$R(AB)=R(A)$ iff rank$(AB)$=rank$(A)$, $N(AB)=N(B)$ iff rank$(AB)$=rank$(B)$ 
$A$ and $B$ are two square matrices then show that $R(AB) = R(A)$ iff $\mathrm{rank} (AB) = \mathrm{rank} (A)$, and $N(AB) = N(B)$ iff $\mathrm{rank} (AB) = \mathrm{rank} (B)$. 

Here is my attempt:
Clearly $R(A)\supset R(AB)$, now can we say that these two subspaces are identical iff they have the same dimension?
also i know $N(AB)\supset N(B)$ but i am not finding a way to prove converse part.

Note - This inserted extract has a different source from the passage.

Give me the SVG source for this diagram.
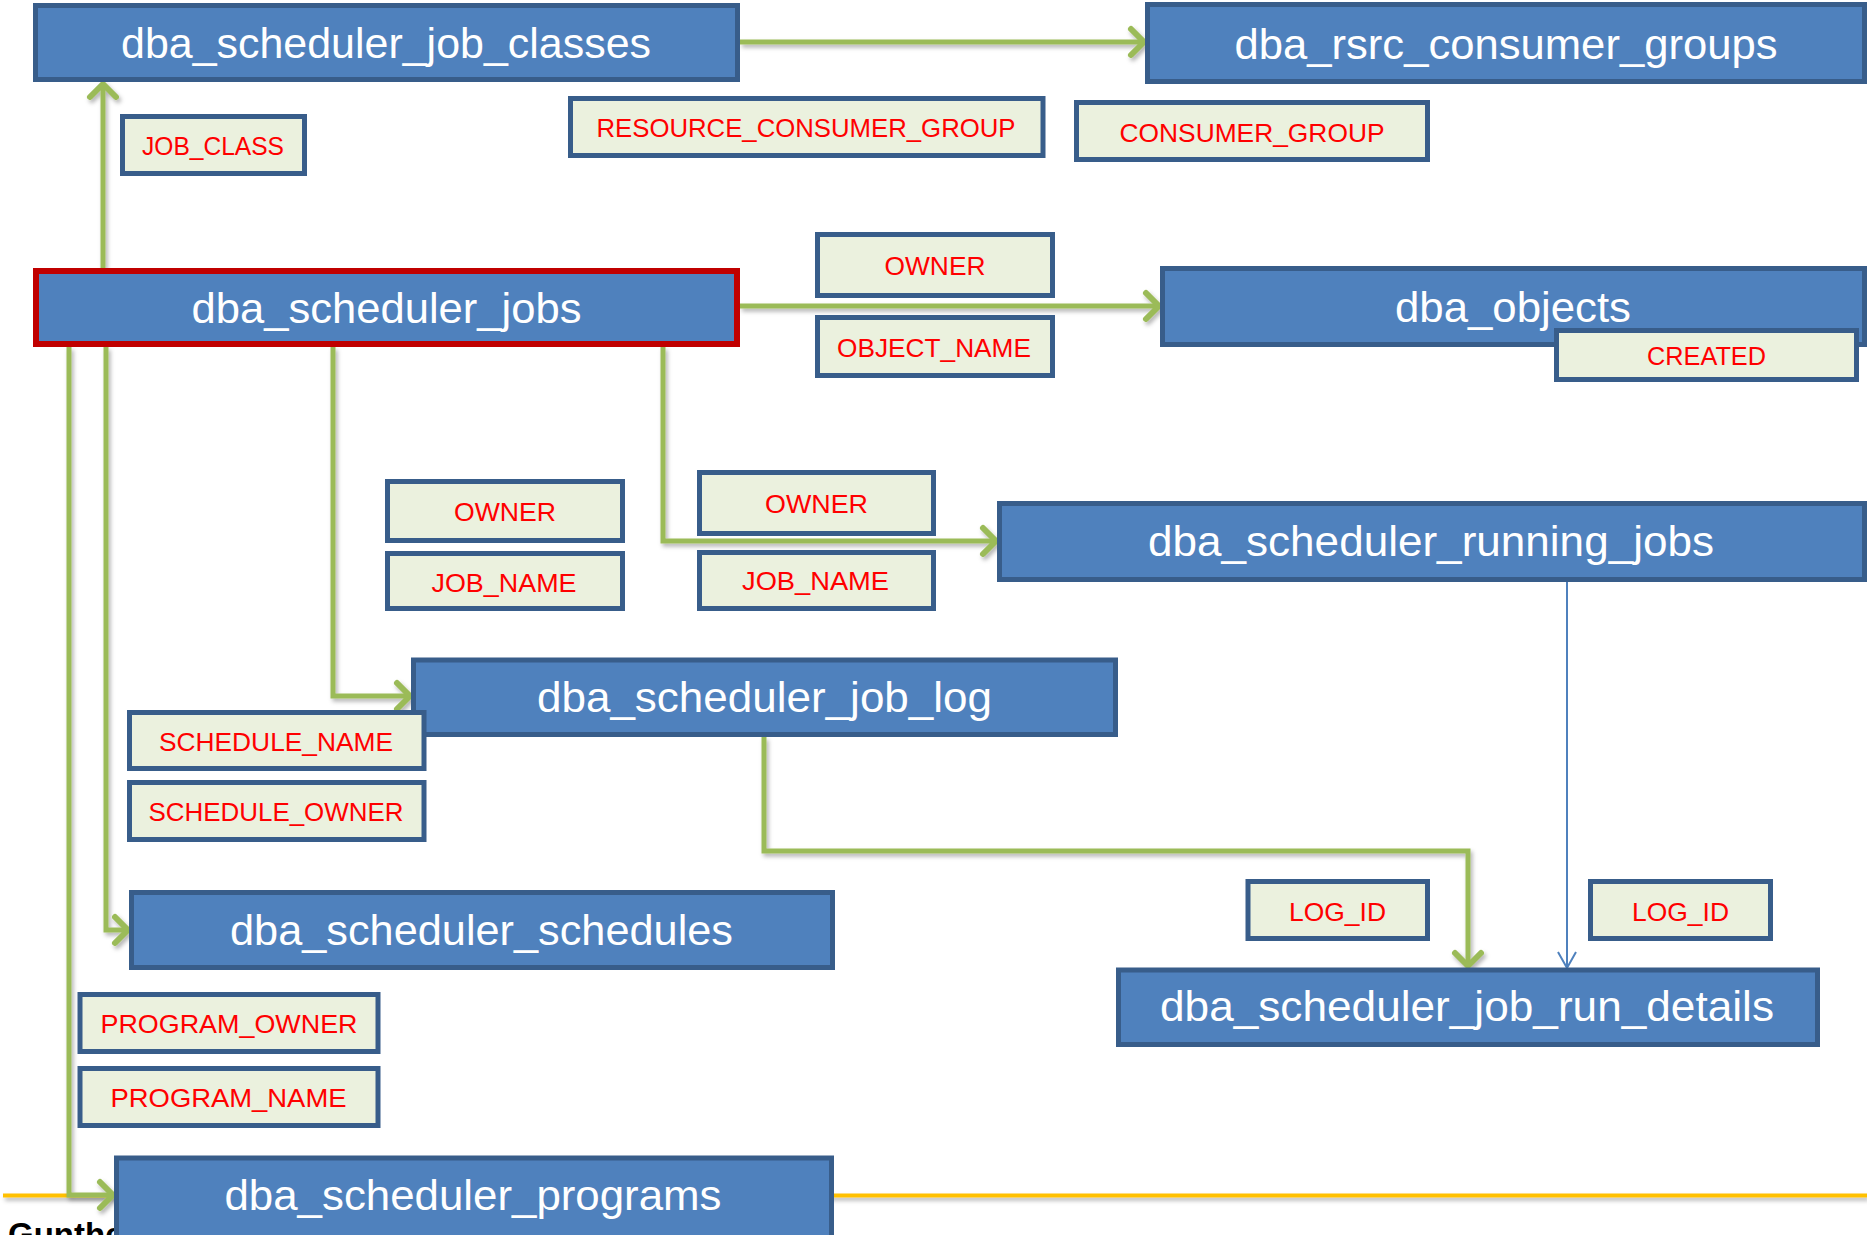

Thanks for giving me time.
 A: Note that $R(AB)\subseteq R(A)$ always holds: if $x$ is any vector, then $AB(x) = A(Bx)\in R(A)$.
Thus, if $\mathrm{rank}(AB)=\mathrm{rank}(A)$, then that means that $\dim(R(AB))=\dim(R(A))$; since $R(AB)\subseteq R(A)$, equality of dimensions suffices to conclude that $R(AB)=R(A)$, because we are in finite dimension. Conversely, if $R(AB)=R(A)$, then they necessarily have the same dimension, hence the ranks of $AB$ and of $A$ must be equal. 
(Yes: if $V$ is finite dimensional, and $W\leq V$, then $W=V$ if and only if $\dim(W)=\dim(V)$: if $\dim(W)=\dim(V)$, then take a basis for $W$; then this already has the right number of elements to be a basis for $V$, and since it is linearly independent, it spans $V$; since it also spans $W$, we have $V=W$. Conversely, if $V=W$, then $\dim(V)=\dim(W)$. This does not work if $\dim(V)$ is infinite, and also does not work if you don't know that $W$ is contained in $V$; but if you have both conditions, it does.)
Similarly, $N(B)\subseteq N(AB)$, since $Bx=0$ implies $ABx=0$. Thus:
$$\begin{align*}
N(B)=N(AB) &\iff \dim(N(B))=\dim(N(AB))\\
&\iff \mathrm{null}(B)=\mathrm{null}(AB)\\
&\iff n-\mathrm{null}(B) = n-\mathrm{null}(AB)\\
&\iff \mathrm{rank}(B) = \mathrm{rank}(AB)
\end{align*}$$
with the last equivalence by the Rank-Nullity Theorem.
A: The key issue here is that any basis for a (finite dimensional) subspace $S$ must have exactly $\dim S$ elements.
You are given that $R(AB)\subset R(A)$. Let $\{v_1,...,v_r\}$ be a basis for $R(AB)$ (where $r=\dim R(AB)$, of course). Then for some $b_i$, we have $v_i = AB b_i = A (B b_i)$. Then we have $\{v_1,...,v_r\} \subset R(A)$, and since $\dim R(A) = r$, these vectors must be a basis for $R(A)$. This allows us to conclude $R(AB) = R(A)$.
Exactly the same reasoning (well, not exactly, you find a basis of $\ker B$ first) shows that if $\dim \ker B = \dim \ker AB$, then $N(AB) = N(B)$.